Sementara itu, Perdana Menteri Israel Benjamin Netanyahu menolak tekanan baru yang mendesak tercapainya kesepakatan gencatan senjata di Gaza.
Netanyahu menyampaikan penolakan ini pada awal September, setelah ratusan ribu warga Israel menggelar protes dan pemogokan. Bersamaan dengan ini, Biden juga mendesaknya untuk bertindak lebih lanjut setelah hampir 11 bulan pertempuran.
Alih-alih menyepakati gencatan senjata, pejabat Israel menawarkan hal lain kepada petinggi Hamas. Israel menawarkan jalan keluar yang aman dari Gaza bagi pemimpin Hamas, Yahya Sinwar, sebagai imbalan pembebasan semua sandera Israel yang masih ditahan.
Tawaran ini disampaikan oleh Gal Hirsch. Ia adalah orang yang bertanggung jawab atas upaya pembebasan tawanan sejak perang pecah pada 7 Oktober.
“(Israel) siap menawarkan perjalanan yang aman bagi Sinwar, keluarganya dan siapa pun yang ingin ikut bersamanya,” kata Hirsch seperti yang dikutip dari Bloomberg.
“Kami ingin para sandera kembali. Kami ingin demiliterisasi, deradikalisasi tentunya–sebuah sistem baru yang akan mengelola Gaza,” imbuh Hirsch.
Hirsch mengklaim dirinya telah menyampaikan usulan ini kepada Hamas pada Minggu (8/9/2024). Namun, tawaran Israel ditolak oleh Hamas.
"Bukanlah sifat pemimpin kami untuk bersikap egois, mengalah demi kepentingan pribadi, atau melarikan diri. Kami tidak akan menerima apa pun kecuali kesepakatan pertukaran yang terhormat. Baik melalui kesepakatan atau sebaliknya, saudara Sinwar tidak berpikir untuk meninggalkan Gaza," jelas pihak Hamas seperti dilansir dari The National, Kamis (12/9/2024).
Apa Masalah dalam Perundingan Gencatan Senjata Palestina-Israel?

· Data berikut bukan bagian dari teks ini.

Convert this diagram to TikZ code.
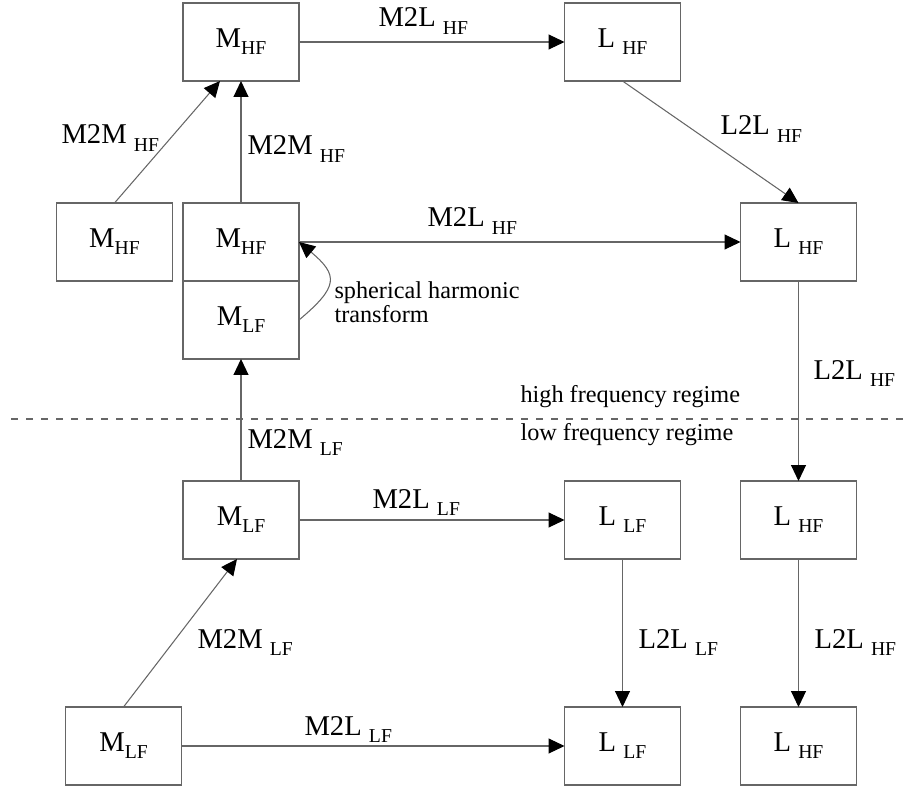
\documentclass[tikz,border=0pt]{standalone}
\usepackage{fontspec}
\setmainfont{Liberation Serif}
\usepackage{tikz}
\usetikzlibrary{calc}
\usetikzlibrary{positioning}
\usetikzlibrary{arrows.meta}
\definecolor{lineGray}{gray}{0.4}
\newcommand{\fsub}[1]{\raisebox{-4pt}{\fontsize{11.2}{12}\selectfont #1}}
\tikzset{every picture/.style={line width=0.6pt}}
\tikzset{expbox/.style={draw=lineGray, minimum width=2.32cm, minimum height=1.56cm, inner sep=0pt, outer sep=0pt, font=\fontsize{16.3}{18}\selectfont}}
\tikzset{oplabel/.style={anchor=base west, inner sep=0pt, font=\fontsize{16.3}{18}\selectfont}}
\tikzset{smalltext/.style={anchor=base west, inner sep=0pt, font=\fontsize{13.8}{14.2}\selectfont}}

\begin{document}
\begin{tikzpicture}[>={Triangle[length=0.32cm,width=0.3cm,color=black]}]
            \useasboundingbox (0,0) rectangle (18.1,15.84);
            % high frequency part
            \node[expbox] (mhfA) at (4.82,15.0) {M\fsub{HF}};
            \node[expbox] (lhfA) at (12.45,15.0) {L \fsub{HF}};
            \node[expbox] (mhfL) at (2.29,11.0) {M\fsub{HF}};
            \node[expbox] (mhfB) at (4.82,11.0) {M\fsub{HF}};
            \node[expbox] (mlfB) at (4.82,9.44) {M\fsub{LF}};
            \node[expbox] (lhfB) at (15.97,11.0) {L \fsub{HF}};
            % low frequency part
            \node[expbox] (mlfC) at (4.82,5.44) {M\fsub{LF}};
            \node[expbox] (llfC) at (12.45,5.44) {L \fsub{LF}};
            \node[expbox] (lhfC) at (15.97,5.44) {L \fsub{HF}};
            \node[expbox] (mlfD) at (2.47,0.92) {M\fsub{LF}};
            \node[expbox] (llfD) at (12.45,0.92) {L \fsub{LF}};
            \node[expbox] (lhfD) at (15.97,0.92) {L \fsub{HF}};

            \draw[->, lineGray] (mhfA) -- (lhfA);
            \node[oplabel] (m2lA) at (7.56,15.30) {M2L \fsub{HF}};
            \draw[->, lineGray] (mhfL.north) -- ([xshift=-0.42cm]mhfA.south);
            \node[oplabel] (m2mL) at (1.22,12.96) {M2M \fsub{HF}};
            \draw[->, lineGray] (mhfB) -- (mhfA);
            \node[oplabel] (m2mB) at (4.94,12.74) {M2M \fsub{HF}};
            \draw[->, lineGray] (lhfA.south) -- (lhfB.north);
            \node[oplabel] (l2lA) at (14.40,13.14) {L2L \fsub{HF}};
            \draw[->, lineGray] (mhfB) -- (lhfB);
            \node[oplabel] (m2lB) at (8.54,11.30) {M2L \fsub{HF}};
            \draw[->, lineGray] (mlfB.east) [out=40,in=-40,looseness=1.7] to (mhfB.east);
            \node[smalltext, align=left] (sht) at (6.68,9.38) {spherical harmonic\\transform};
            \draw[->, lineGray] (lhfB) -- (lhfC);
            \node[oplabel] (l2lB) at (16.26,8.26) {L2L \fsub{HF}};

            % regime border
            \coordinate (regL) at (0.22,7.46);
            \coordinate (regR) at (18.1,7.46);
            \draw[lineGray, dash pattern=on 0.14cm off 0.16cm] (regL) -- (regR);
            \node[smalltext] (hfreg) at (10.40,7.78) {high frequency regime};
            \node[smalltext] (lfreg) at (10.40,7.02) {low frequency regime};

            \draw[->, lineGray] (mlfC) -- (mlfB);
            \node[oplabel] (m2mC) at (4.94,6.88) {M2M \fsub{LF}};
            \draw[->, lineGray] (mlfC) -- (llfC);
            \node[oplabel] (m2lC) at (7.44,5.68) {M2L \fsub{LF}};
            \draw[->, lineGray] (llfC) -- (llfD);
            \node[oplabel] (l2lC) at (12.76,2.88) {L2L \fsub{LF}};
            \draw[->, lineGray] (lhfC) -- (lhfD);
            \node[oplabel] (l2lD) at (16.28,2.88) {L2L \fsub{HF}};
            \draw[->, lineGray] (mlfD.north) -- ([xshift=-0.08cm]mlfC.south);
            \node[oplabel] (m2mD) at (3.94,2.88) {M2M \fsub{LF}};
            \draw[->, lineGray] (mlfD) -- (llfD);
            \node[oplabel] (m2lD) at (6.08,1.14) {M2L \fsub{LF}};
        \end{tikzpicture}
\end{document}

Melansir dari AP News, salah satu masalah dalam perundingan gencatan senjata Palestina-Israel adalah terkait keinginan gencatan senjata permanen dan sementara.
Hamas telah lama menuntut gencatan senjata permanen sebagai prasyarat untuk kesepakatan apapun. Seiring dengan tuntutan itu, Hamas tidak akan membebaskan sandera yang tersisa kecuali ada gencatan senjata permanen dan penarikan penuh pasukan Israel.
Sementara itu, Israel menolak gencatan senjata permanen dan berkomitmen untuk menghancurkan kemampuan militer dan pemerintahan Hamas. Netanyahu pun mengusulkan kesepakatan untuk mengembalikan para sandera Israel, namun tidak mengakhiri perang.
Penolakan atas gencatan senjata ini terjadi karena Israel belum menyusun rencana untuk pemerintahan pascaperang di Gaza. Selain itu, Israel menolak usulan AS yang didukung secara luas di tingkat regional, karena usulan tersebut membutuhkan langkah besar dalam pendirian negara Palestina.
Selain itu, masalah lain yang dapat menggagalkan upaya gencatan senjata adalah ketidakpercayaan yang mendalam antara Israel dan Hamas. Keduanya telah berperang sebanyak lima kali dan berkomitmen untuk saling menghancurkan.
Netanyahu juga menghadapi tekanan yang sangat besar dari mitra koalisinya dan keluarga para sandera. Ribuan warga Israel, termasuk keluarga sandera telah melakukan protes dalam beberapa bulan terakhir untuk menuntut pemerintah memulangkan sandera.
Di sisi lain, mitra sayap kanan dalam koalisi Netanyahu yang kian mengecil menolak rencana yang didukung AS. Mereka mengancam akan menjatuhkan pemerintah Netanyahu jika ia mengakhiri perang tanpa menghancurkan Hamas.
Pasalnya, mereka ingin kembali menduduki Gaza, mendorong “emigrasi sukarela” warga palestina dari wilayah tersebut, dan membangun kembali pemukiman Yahudi di wilayah tersebut.